There will be a massive disruption in the software market as current leaders in computational software (much of which has been optimized for the single core architecture using low level languages) will be replaced with forward thinking new players. These new players will be leveraging high level languages to make massively parallel computational software. This disruption will have its greatest impact in the GIS, CAD, simulations, and predictive systems markets.


Unknown said...

I received this comment in email after Steve was unable to post it.
Steve Kommrusch writes:

In addition to multiprocessor computing, HW is evolving towards making modern programmable graphics processors available to application SW. AMD's support of OpenCL and Nvidia's Cuda allow programs to perform floating-point SIMD behaviors with 10X the floating point performance of processors. In short, SW languages need to evolve and SW coding styles need to support various code streams running in parallel but being managed in a way that is usable for complex SW development.

aap said...

If the input of one operation depends on the output of another operation, using two different cores for those operations will not help -- the second operation must wait for the first to complete. So "almost all operations" might be slightly too optimistic.

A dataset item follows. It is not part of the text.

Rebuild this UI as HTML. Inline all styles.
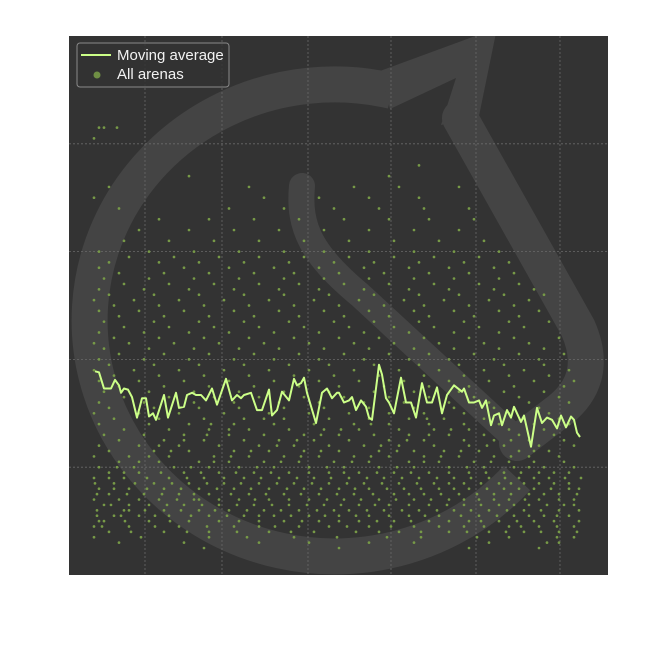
<!DOCTYPE html>
<html><head><meta charset="utf-8"><style>
html,body{margin:0;padding:0;background:#fff;}
svg{display:block;font-family:"Liberation Sans",sans-serif;}
</style></head><body>
<svg id="chart" width="650" height="650" viewBox="0 0 650 650" xmlns="http://www.w3.org/2000/svg">
<defs><clipPath id="pc"><rect x="69" y="36" width="539" height="539"/></clipPath></defs>
<rect x="69" y="36" width="539" height="539" fill="#333333"/>
<g clip-path="url(#pc)" fill="none" stroke="#444444" stroke-linecap="round" stroke-linejoin="round">
<path d="M517,478 A245,236 0 1 1 392,91" stroke-width="36" stroke-linecap="butt"/>
<polygon points="380,71 497,28 479,116 441,125 456,78 390,109" fill="#444444" stroke="none"/>
<path d="M460,118 L578,328 Q600,378 560,410 L517,443" stroke-width="36"/>
<path d="M302,186 C298,228 312,255 360,295 L517,440" stroke-width="26"/>
</g>
<g id="grid"></g>
<g id="scatter" clip-path="url(#pc)"></g>
<g id="line"></g>
<g>
<rect x="77" y="43" width="152" height="44" rx="3" fill="#333" fill-opacity="0.85" stroke="#8a8a8a" stroke-width="1"/>
<line x1="81" y1="55" x2="111" y2="55" stroke="#ccff88" stroke-width="2"/>
<text x="117" y="60" font-size="15" fill="#f2f2f2">Moving average</text>
<circle cx="97" cy="75" r="3.5" fill="#6f8f44"/>
<text x="117" y="79" font-size="15" fill="#f2f2f2">All arenas</text>
</g>
</svg>
<script>
const gridX = [76, 153, 239, 322, 407, 491];
const gridY = [10, 20, 30, 40];
const lineX = [26,30,35,42,46,50,52,55,59,63,68,73,77,80,84,87,95,99,107,110,115,118,123,127,132,137,143,148,157,163,168,172,175,182,188,193,200,203,208,213,220,225,228,232,235,238,247,253,258,263,268,
270,275,280,283,287,292,297,300,303,310,313,317,320,325,332,337,342,347,353,358,363,368,373,378,385,393,395,400,405,410,413,417,422,425,430,433,438,442,445,452,455,462,468,473,478,483,488,492,497,502,505,508,511];
const lineY = [18.9,18.8,17.3,17.3,18.1,17.6,16.9,17.3,17.2,16.5,14.6,16.4,16.4,14.7,15.0,14.4,16.7,14.6,16.9,15.5,15.6,16.7,16.9,16.7,16.7,16.2,17.3,15.8,18.2,16.2,16.7,16.4,16.7,16.9,15.3,15.3,17.2,14.8,15.3,17.0,16.2,18.2,17.6,17.8,18.3,16.9,14.1,16.9,17.3,16.4,16.9,
16.9,16.0,16.2,16.5,15.3,16.2,15.6,14.6,14.4,19.5,18.6,16.4,16.0,15.0,18.3,16.0,16.0,14.6,17.8,16.0,16.0,17.4,15.0,16.7,17.6,17.0,17.3,16.0,16.0,16.2,15.5,16.2,13.9,14.8,15.0,13.9,15.3,14.6,15.6,14.2,14.8,11.9,15.5,14.1,14.6,14.4,13.6,14.8,13.7,14.7,14.4,13.2,12.8];
const scatterY = [2.5,3,3.5,4,4.5,5,5.5,6,6.5,7,7.5,8,8.5,9,9.5,10,10.5,11,11.5,12,12.5,13,13.5,14,14.5,15,15.5,16,16.5,17,17.5,18,18.5,19,19.5,20,20.5,21,21.5,22,22.5,23,23.5,24,24.5,25,25.5,26,26.5,27,27.5,28,28.5,29,29.5,30,31,32,33,34,35,36,37,38,40.5,41.5];
const scatterX = [
[135,270,400,470],
[50,115,190,240,300,345,420,478,490],
[25,72,140,178,225,268,318,352,408,440,488,505],
[40,95,140,200,245,310,330,380,420,455,490, 62,118,168,222,287,352,398,437,472,508],
[25,60,110,165,230,260,300,345,395,440,470,505, 33,86,138,190,206,278,322,370,415,452,488],
[30,35,80,120,150,190,215,250,290,325,360,400,430,465,485,510, 56,101,170,233,270,308,342,380,412,448],
[45,70,100,140,175,205,240,270,300,340,370,410,445,475,500, 28,52,86,122,158,190,222,256,287,320,356,392,428,460,488],
[28,55,60,95,130,160,195,230,265,280,315,350,385,420,455,490,510, 76,112,146,178,212,248,298,333,368,402,438,472],
[35,80,115,150,185,220,255,290,320,360,395,430,460,495, 42,60,98,133,168,203,238,272,306,340,378,412,445,478,505],
[25,50,90,125,130,170,200,240,275,310,345,380,410,440,470,505, 70,108,150,186,220,258,292,327,362,395,425,456,490],
[40,75,110,140,180,215,250,285,325,355,390,425,460,490, 28,58,93,125,162,197,232,268,304,340,372,408,442,475,508],
[30,60,95,130,165,200,235,270,300,335,370,400,435,465,500,510, 45,78,112,148,182,218,252,286,318,352,385,418,450,482],
[45,85,120,155,190,225,260,295,330,365,395,430,455,485, 26,66,103,138,172,208,243,278,313,348,380,412,442,470,500],
[25,55,100,135,175,210,245,280,315,350,385,420,450,480,512, 40,78,118,155,192,228,262,298,333,368,402,436,465,496],
[40,70,115,150,185,220,260,290,325,360,400,435,470,500, 55,92,132,167,202,240,275,308,342,380,417,452,485],
[30,65,105,140,170,205,240,275,310,345,380,415,445,475,505, 48,122,188,258,328,398,460],
[50,90,130,160,195,230,265,300,340,370,405,440,465,495, 70,145,212,283,355,422],
[25,60,100,145,180,215,250,285,320,355,390,425,460,490, 80,162,232,302,372,442],
[40,85,120,165,200,235,270,310,345,375,410,450,480, 102,182,252,328,392,465],
[30,70,110,150,190,225,260,295,330,365,400,435,470,505, 90,208,312,418],
[50,95,135,175,210,245,280,320,355,395,425,460,495, 115,228,338,442],
[35,75,115,160,195,235,270,305,340,380,415,450,485, 138,252,360],
[55,100,140,180,220,255,290,330,365,400,440,475, 160,272,382],
[30,80,120,165,205,245,285,320,360,395,430,465,500, 142,302],
[45,90,135,175,215,260,300,340,375,415,455,490, 195,358],
[25,70,110,155,200,240,280,320,355,395,440,480],
[40,85,130,170,215,255,300,345,385,425,470],
[30,75,125,165,210,250,295,335,380,420,460,500],
[55,100,145,190,235,275,320,360,405,450,490],
[35,80,125,170,215,260,305,345,390,435,475],
[50,95,140,185,230,270,315,360,400,445,495],
[30,70,115,160,205,250,290,335,380,420,465,505],
[45,90,135,180,225,265,310,355,395,440,480],
[25,65,110,155,200,240,285,330,370,415,455,500],
[40,85,130,175,220,260,305,350,390,435,475],
[30,75,120,165,205,250,295,340,380,425,470],
[50,95,140,185,230,275,320,360,405,450,495],
[35,80,125,170,210,255,300,345,385,430,475],
[25,60,105,150,195,240,285,325,370,415,460],
[45,90,135,180,225,270,310,355,400,445,490],
[30,75,120,160,205,250,295,340,385,430],
[55,100,145,190,235,280,325,365,410,455],
[35,85,130,175,220,265,305,350,395,440,480],
[50,95,140,185,230,275,320,360,405,450],
[30,70,115,165,210,255,300,345,385,430,470],
[45,90,135,180,225,270,315,355,400,445],
[25,65,110,155,200,245,290,335,375,420,460],
[40,85,130,175,215,260,305,350,390,435,475],
[30,75,120,165,210,250,295,340,380,425,465],
[55,100,145,190,230,275,320,365,410,450],
[35,80,125,170,215,255,300,345,385,430],
[50,95,140,185,225,270,315,360,400,445],
[30,115,160,205,250,295,340,380,425],
[40,90,130,175,220,265,305,350,395,440],
[60,105,150,190,235,280,325,365,410],
[30,80,125,170,215,255,300,345,385,430],
[55,100,145,190,235,280,325,370,415],
[70,120,165,210,255,300,345,390],
[90,140,185,230,275,320,360,405],
[50,160,215,265,310,355,400],
[25,195,250,300,350],
[40,180,285,330,390],
[120,320],
[350],
[25],
[30,35,48]
];
const NS='http://www.w3.org/2000/svg';
const X0=69, W=539, Y0=575, H=539;
function sx(v){return X0 + v/539*W;}
function sy(v){return Y0 - v/50*H;}
const grid=document.getElementById('grid');
gridX.forEach(v=>{const l=document.createElementNS(NS,'line');


l.setAttribute('x1',sx(v));l.setAttribute('x2',sx(v));l.setAttribute('y1',36);l.setAttribute('y2',575);
l.setAttribute('stroke','#6a6a6a');l.setAttribute('stroke-width','0.8');l.setAttribute('stroke-dasharray','2,2');grid.appendChild(l);});
gridY.forEach(v=>{const l=document.createElementNS(NS,'line');


l.setAttribute('y1',sy(v));l.setAttribute('y2',sy(v));l.setAttribute('x1',69);l.setAttribute('x2',608);
l.setAttribute('stroke','#6a6a6a');l.setAttribute('stroke-width','0.8');l.setAttribute('stroke-dasharray','2,2');grid.appendChild(l);});
const sc=document.getElementById('scatter');
scatterY.forEach((yv,i)=>{scatterX[i].forEach(xv=>{const c=document.createElementNS(NS,'circle');


c.setAttribute('cx',sx(xv));c.setAttribute('cy',sy(yv));c.setAttribute('r','1.35');c.setAttribute('fill','#779a47');sc.appendChild(c);});});
const lg=document.getElementById('line');
const p=document.createElementNS(NS,'path');


p.setAttribute('d',lineX.map((x,i)=>(i?'L':'M')+sx(x).toFixed(1)+','+sy(lineY[i]).toFixed(1)).join(' '));
p.setAttribute('fill','none');p.setAttribute('stroke','#ccff88');p.setAttribute('stroke-width','2');p.setAttribute('stroke-linejoin','round');
lg.appendChild(p);
</script>
</body></html>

In cases where the algorithm itself could be parallelized, I don't see why managed code should be inherently more adaptable than C.

Maggie said...

John Underkoffler points to the future of UI

John Underkoffler's future UI is a bit optimistic on the time to the end user. The UI will may be there, but the apps will be slow to follow. I suspect for the types of apps this UI will drive will need the software revolution needed to harness all of the new parallel multi-core computer.